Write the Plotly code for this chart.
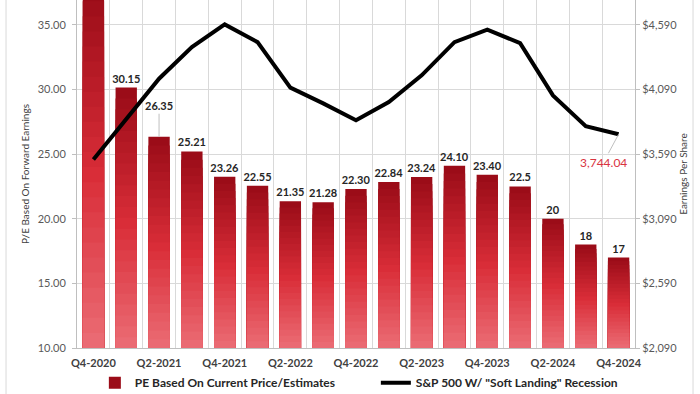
import plotly.graph_objects as go

quarters = ["Q4-2020", "Q1-2021", "Q2-2021", "Q3-2021", "Q4-2021", "Q1-2022", "Q2-2022",
            "Q3-2022", "Q4-2022", "Q1-2023", "Q2-2023", "Q3-2023", "Q4-2023", "Q1-2024",
            "Q2-2024", "Q3-2024", "Q4-2024"]
pe_values = [38.0, 30.15, 26.35, 25.21, 23.26, 22.55, 21.35, 21.28, 22.30, 22.84, 23.24,
             24.10, 23.40, 22.5, 20, 18, 17]
pe_labels = ["", "30.15", "", "25.21", "23.26", "22.55", "21.35", "21.28", "22.30", "22.84",
             "23.24", "24.10", "23.40", "22.5", "20", "18", "17"]
sp500_values = [3548, 3860, 4174, 4418, 4594, 4457, 4105, 3983, 3852, 3993, 4200, 4457,
                4553, 4449, 4045, 3806, 3744.04]
tick_labels = [q if i % 2 == 0 else "" for i, q in enumerate(quarters)]
left_ticks = [10, 15, 20, 25, 30, 35]
right_ticks = [2090, 2590, 3090, 3590, 4090, 4590]
right_tick_labels = ["$2,090", "$2,590", "$3,090", "$3,590", "$4,090", "$4,590"]

FONT = "Lato"
LEFT_MIN, LEFT_MAX = 10, 36.93
RIGHT_MIN = 2090
RIGHT_MAX = RIGHT_MIN + (LEFT_MAX - LEFT_MIN) * 100

def lerp(c1, c2, t):
    return "rgb(%d,%d,%d)" % tuple(round(a + (b - a) * t) for a, b in zip(c1, c2))

top_c = (155, 12, 24)
mid_c = (217, 45, 56)
bot_c = (236, 112, 120)

def grad(f):  # f: 1 at top, 0 at bottom
    if f >= 0.5:
        return lerp(mid_c, top_c, (f - 0.5) / 0.5)
    return lerp(bot_c, mid_c, f / 0.5)

fig = go.Figure()
N = 24
for k in range(N):
    f = 1 - k / N
    ys = [LEFT_MIN + (v - LEFT_MIN) * f for v in pe_values]
    fig.add_trace(go.Bar(
        x=quarters, y=ys,
        marker=dict(color=grad(f), line=dict(width=0)),
        name="PE Based On Current Price/Estimates",
        showlegend=(k == 0),
        legendrank=1,
        text=pe_labels if k == 0 else None,
        textposition="outside" if k == 0 else "none",
        constraintext="none",
        textfont=dict(family=FONT, size=11, color="#262626", weight="bold"),
        hoverinfo="skip" if k else None,
        cliponaxis=False if k == 0 else True,
    ))

fig.add_trace(go.Scatter(
    x=quarters, y=sp500_values, yaxis="y2", mode="lines",
    line=dict(color="black", width=4),
    name='S&P 500 W/ "Soft Landing" Recession',
    legendrank=2,
))

fig.add_annotation(x=quarters[2], y=pe_values[2], xref="x", yref="y", text="26.35",
                   showarrow=True, arrowhead=0, arrowwidth=1, arrowcolor="#bfbfbf",
                   ax=0, ay=-31, font=dict(family=FONT, size=11, color="#262626", weight="bold"))
fig.add_annotation(x=quarters[-1], y=sp500_values[-1], xref="x", yref="y2", text="3,744.04",
                   showarrow=True, arrowhead=0, arrowwidth=1, arrowcolor="#bfbfbf",
                   ax=-15, ay=28, font=dict(family=FONT, size=12, color="#d9343f"))

fig.add_shape(type="rect", xref="paper", yref="paper", x0=-0.1272, x1=1.104, y0=-0.2, y1=1.1,
              line=dict(color="#d9d9d9", width=1), fillcolor="rgba(0,0,0,0)", layer="below")

fig.update_layout(
    width=700, height=394,
    margin=dict(l=77, r=65, t=0, b=46, autoexpand=False),
    paper_bgcolor="white", plot_bgcolor="white",
    barmode="overlay", bargap=0.35,
    font=dict(family=FONT, size=11, color="#595959"),
    xaxis=dict(type="category", tickvals=quarters, ticktext=tick_labels, tickson="boundaries",
               tickangle=0, automargin=False, ticklabelstandoff=5,
               showgrid=True, gridcolor="#d9d9d9", gridwidth=1, ticks="",
               showline=True, linecolor="#bfbfbf",
               tickfont=dict(family=FONT, size=11, color="#404040", weight="bold")),
    yaxis=dict(range=[LEFT_MIN, LEFT_MAX], tickvals=left_ticks, tickformat=".2f",
               automargin=False, ticklabelstandoff=4,
               showgrid=True, gridcolor="#d9d9d9", zeroline=False,
               showline=True, linecolor="#bfbfbf", ticks="outside", ticklen=4,
               tickcolor="#bfbfbf",
               title=dict(text="P/E Based On Forward Earnings", font=dict(size=10, color="#404040"),
                          standoff=6),
               tickfont=dict(size=11, color="#595959")),
    yaxis2=dict(range=[RIGHT_MIN, RIGHT_MAX], tickvals=right_ticks, ticktext=right_tick_labels,
                overlaying="y", side="right", showgrid=False, zeroline=False,
                automargin=False,
                showline=True, linecolor="#bfbfbf", ticks="outside", ticklen=4,
                tickcolor="#bfbfbf",
                title=dict(text="Earnings Per Share", font=dict(size=10, color="#404040"),
                           standoff=2),
                tickfont=dict(size=11, color="#595959")),
    legend=dict(orientation="h", x=0.032, xanchor="left", y=-0.1, yanchor="middle",
                font=dict(family=FONT, size=12, color="#262626", weight="bold"),
                itemwidth=30, entrywidth=236, entrywidthmode="pixels",
                bgcolor="rgba(0,0,0,0)"),
    showlegend=True,
)

fig.write_html("out.html", config={"displayModeBar": False},
               post_script="document.body.style.margin='0px';")
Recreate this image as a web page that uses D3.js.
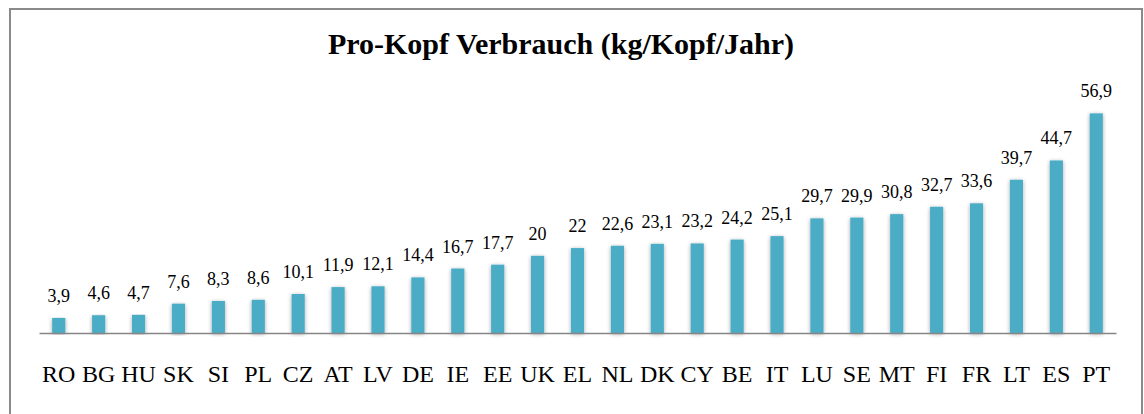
==============================
• WHAT THE TASK ASKS:
Your task is to restate word for word the lines from the top of the data to the line containing "import plotly.graph_objects as go", both ends included, with every picture left out.

• ANSWER:
Write the Plotly code for this chart.
import plotly.graph_objects as go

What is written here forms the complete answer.